Actually the law gives her special treatment in naming the child. They won’t file the birth certificate without the mothers signature. Son in essence her giving her husband any say at all is a generous thing for her to do.

As for your “most babies get the dads last name” assertion, assuming this isn’t just weak trolling, that is true in the United States when the parents are married and if the wife changed her name. Many people posting have a broader experience than that.
Anonymous
Obviously it’s not weird for a child to get his father’s surname. It’s just that is one more way that the name of the child is impacted by the father. It shouldn’t matter much, but ask men how they feel about their child getting the mothers last name (or maiden name) instead of his, and a lot of men feel uncomfortable with the idea.
Anonymous
Anonymous wrote:My wife and I are expecting our first child - a boy - very soon. My wife has fallen in love with one name and really wants it for our son. I don’t love it but I also don’t hate it. We had 5 names and then cut it down to 3. I prefer another name but she really wants one of the others on our list. He will have my middle name. Should I just let my wife name our son the name she likes?

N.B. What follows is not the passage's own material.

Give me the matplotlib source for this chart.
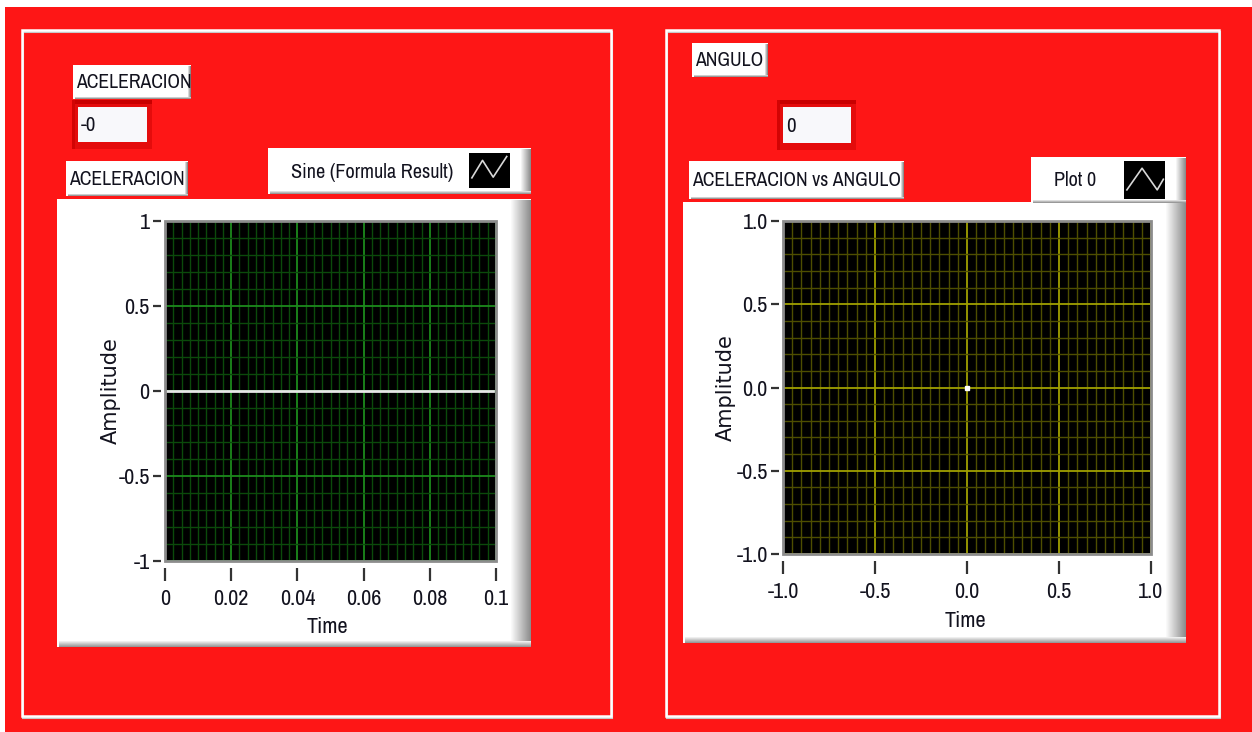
import matplotlib
matplotlib.use('Agg')
import matplotlib.pyplot as plt
from matplotlib import font_manager
from matplotlib.patches import Rectangle
from matplotlib.ticker import FixedLocator, MultipleLocator

# datos del panel
tiempo = [0.0, 0.099]
aceleracion = [0.0, 0.0]
angulo = [0.0]
acel_vs_angulo = [0.0]

ticks_t = [0, 0.02, 0.04, 0.06, 0.08, 0.1]
etiquetas_t = ['0', '0.02', '0.04', '0.06', '0.08', '0.1']
ticks_amp = [-1, -0.5, 0, 0.5, 1]
etiquetas_amp = ['-1', '-0.5', '0', '0.5', '1']
ticks_ang = [-1, -0.5, 0, 0.5, 1]
etiquetas_ang = ['-1.0', '-0.5', '0.0', '0.5', '1.0']
valor_acel = '-0'
valor_ang = '0'

W, H = 1252, 732
ROJO = '#fe1616'
TXT = '#12121e'

# buscar una fuente estrecha, como la de LabVIEW
fuentes = font_manager.fontManager.ttflist
estrecha = None
for f in fuentes:
    if 'narrow' in f.name.lower() or 'condensed' in f.name.lower():
        estrecha = f.name
        break
if estrecha is None:
    for f in fuentes:
        if 'condensed' in str(f.stretch).lower():
            estrecha = f.name
            plt.rcParams['font.stretch'] = 'condensed'
            break
if estrecha is None:
    estrecha = 'Liberation Sans'
plt.rcParams['font.family'] = [estrecha, 'DejaVu Sans']

fig = plt.figure(figsize=(W / 100, H / 100), dpi=100)
fig.patch.set_facecolor(ROJO)

bg = fig.add_axes([0, 0, 1, 1])
bg.set_xlim(0, W)
bg.set_ylim(H, 0)
bg.axis('off')


def rect(x0, y0, x1, y1, color, z=1):
    bg.add_patch(Rectangle((x0, y0), x1 - x0, y1 - y0, facecolor=color,
                           edgecolor='none', zorder=z))


def caja(x0, y0, x1, y1, sombra=3, z=2):
    rect(x0, y0, x1, y1, 'white', z)
    for i in range(sombra):
        g = 1 - 0.45 * (i + 1) / sombra
        rect(x1 - sombra + i, y0 + 1, x1 - sombra + i + 1, y1, (g, g, g), z)
    sb = max(2, sombra // 3)
    for i in range(sb):
        g = 1 - 0.4 * (i + 1) / sb
        rect(x0 + 2, y1 - sb + i, x1, y1 - sb + i + 1, (g, g, g), z)


def etiqueta(x0, y0, x1, y1, texto):
    caja(x0, y0, x1, y1, sombra=3, z=3)
    bg.text(x0 + 3, (y0 + y1) / 2 + 1, texto, ha='left', va='center',
            fontsize=14.2, color=TXT, zorder=4)


def indicador(x0, y0, x1, y1, texto):
    rect(x0 - 6, y0 - 7, x1 + 5, y1 + 7, '#e40c0c', 2)
    rect(x0 - 6, y0 - 7, x1 + 5, y0 - 3, '#c80000', 2)
    rect(x0 - 6, y0 - 7, x0 - 3, y1 + 7, '#d20404', 2)
    rect(x0, y0, x1, y1, '#f8f8fb', 3)
    bg.text(x0 + 3, (y0 + y1) / 2 + 1, texto, ha='left', va='center',
            fontsize=15, color=TXT, zorder=4)


def marco(x0, y0, x1, y1):
    bg.add_patch(Rectangle((x0 + 1, y0 + 2), x1 - x0, y1 - y0, fill=False,
                           edgecolor='#c8c8c8', lw=1.5, zorder=1))
    bg.add_patch(Rectangle((x0, y0), x1 - x0, y1 - y0, fill=False,
                           edgecolor='white', lw=1.8, zorder=1))


def leyenda(x0, y0, x1, y1, texto, ix0, iy0, ix1, iy1, zig):
    caja(x0, y0, x1, y1, sombra=10, z=3)
    bg.text(x0 + 23, (y0 + y1) / 2 + 1, texto, ha='left', va='center',
            fontsize=14.6, color=TXT, zorder=4)
    rect(ix0, iy0, ix1, iy1, 'black', 4)
    xs = [ix0 + fx * (ix1 - ix0) for fx, fy in zig]
    ys = [iy0 + fy * (iy1 - iy0) for fx, fy in zig]
    bg.plot(xs, ys, color='#d8d8d8', lw=1.2, zorder=5)


def grafica(x0, y0, x1, y1, xt, xl, yt, yl, xmin, ymin, mayor, menor):
    ax = fig.add_axes([x0 / W, 1 - y1 / H, (x1 - x0) / W, (y1 - y0) / H])
    ax.set_facecolor('black')
    ax.set_xlim(xt[0], xt[-1])
    ax.set_ylim(yt[0], yt[-1])
    ax.xaxis.set_major_locator(FixedLocator(xt))
    ax.yaxis.set_major_locator(FixedLocator(yt))
    ax.set_xticklabels(xl)
    ax.set_yticklabels(yl)
    ax.xaxis.set_minor_locator(MultipleLocator(xmin))
    ax.yaxis.set_minor_locator(MultipleLocator(ymin))
    ax.grid(which='minor', color=menor, lw=1.0)
    ax.grid(which='major', color=mayor, lw=1.3)
    ax.set_axisbelow(True)
    for s in ['top', 'right']:
        ax.spines[s].set_visible(False)
    ax.spines['bottom'].set_position(('outward', 5))
    ax.spines['left'].set_position(('outward', 3))
    ax.spines['bottom'].set_visible(False)
    ax.spines['left'].set_visible(False)
    ax.tick_params(which='minor', length=0)
    ax.tick_params(axis='x', which='major', length=9, width=1.6, color='#333',
                   pad=6, labelsize=16, labelcolor=TXT)
    ax.tick_params(axis='y', which='major', length=6, width=1.6, color='#333',
                   pad=2, labelsize=16, labelcolor=TXT)
    ax.add_patch(Rectangle((0, 0), 1, 1, transform=ax.transAxes, fill=False,
                           edgecolor='#8c8c8c', lw=2, clip_on=False, zorder=6))
    return ax


# fondo y marcos
rect(0, 0, W, 7, 'white', 0)
rect(0, 0, 5, H, 'white', 0)
marco(22, 30, 611, 716)
marco(666, 30, 1219, 716)

# panel izquierdo
etiqueta(73, 65, 191, 99, 'ACELERACION')
indicador(78, 107, 147, 142, valor_acel)
etiqueta(66, 161, 188, 196, 'ACELERACION')
caja(57, 199, 531, 647, sombra=20, z=2)
leyenda(268, 148, 531, 194, 'Sine (Formula Result)', 469, 153, 510, 188,
        [(0.07, 0.71), (0.33, 0.21), (0.59, 0.69), (0.92, 0.1)])
bg.text(111, 391, 'Amplitude', rotation=90, ha='center', va='center',
        fontsize=15, family='DejaVu Sans', stretch='normal', color=TXT, zorder=4)
bg.text(327, 627, 'Time', ha='center', va='center', fontsize=16, color=TXT, zorder=4)

ax1 = grafica(165, 221, 496, 561, ticks_t, etiquetas_t, ticks_amp, etiquetas_amp,
              0.0025, 0.1, '#1c8a1c', '#0b4a0b')
ax1.plot(tiempo, aceleracion, color='#e6e6e6', lw=2, zorder=3)

# panel derecho
etiqueta(692, 43, 768, 77, 'ANGULO')
indicador(783, 107, 851, 143, valor_ang)
etiqueta(689, 161, 904, 199, 'ACELERACION vs ANGULO')
caja(683, 202, 1186, 643, sombra=20, z=2)
leyenda(1031, 157, 1186, 203, 'Plot 0', 1124, 161, 1165, 199,
        [(0.07, 0.76), (0.44, 0.19), (0.81, 0.76), (0.96, 0.48)])
bg.text(726, 388, 'Amplitude', rotation=90, ha='center', va='center',
        fontsize=15, family='DejaVu Sans', stretch='normal', color=TXT, zorder=4)
bg.text(965, 621, 'Time', ha='center', va='center', fontsize=16, color=TXT, zorder=4)

ax2 = grafica(783, 221, 1151, 554, ticks_ang, etiquetas_ang, ticks_ang, etiquetas_ang,
              0.05, 0.1, '#a0a000', '#4e4e00')
ax2.plot(angulo, acel_vs_angulo, 's', color='white', ms=2.5, zorder=3)

fig.savefig('out.png', dpi=100, facecolor=fig.get_facecolor())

Please excuse me if this not the correct section. I wasn’t sure where to post this.


Is your son getting your last name? If so, given you don't hate it than let your wife choose. Can you share what the name is?
Anonymous
Anonymous wrote:
Anonymous wrote:Depends. What are the names? So many people are picking the ugliest and weirdest names. I feel bad for the kids.


OP here. This is a little rude. Names are Connor ( her pick), Owen, and Caleb ( my pick). Middle name will be Matthew.


Connor Matthew is nice!
Anonymous
Anonymous wrote:Wait to see what the baby looks like. I think it’s bad luck to name before meeting the baby. I had a list of 3-5 and my newborns seriously did not look like some of the names.


PP you are being ridiculous. Both kids we named them before we met them and both love their names! They fit them to a T. Stop being so superstitious.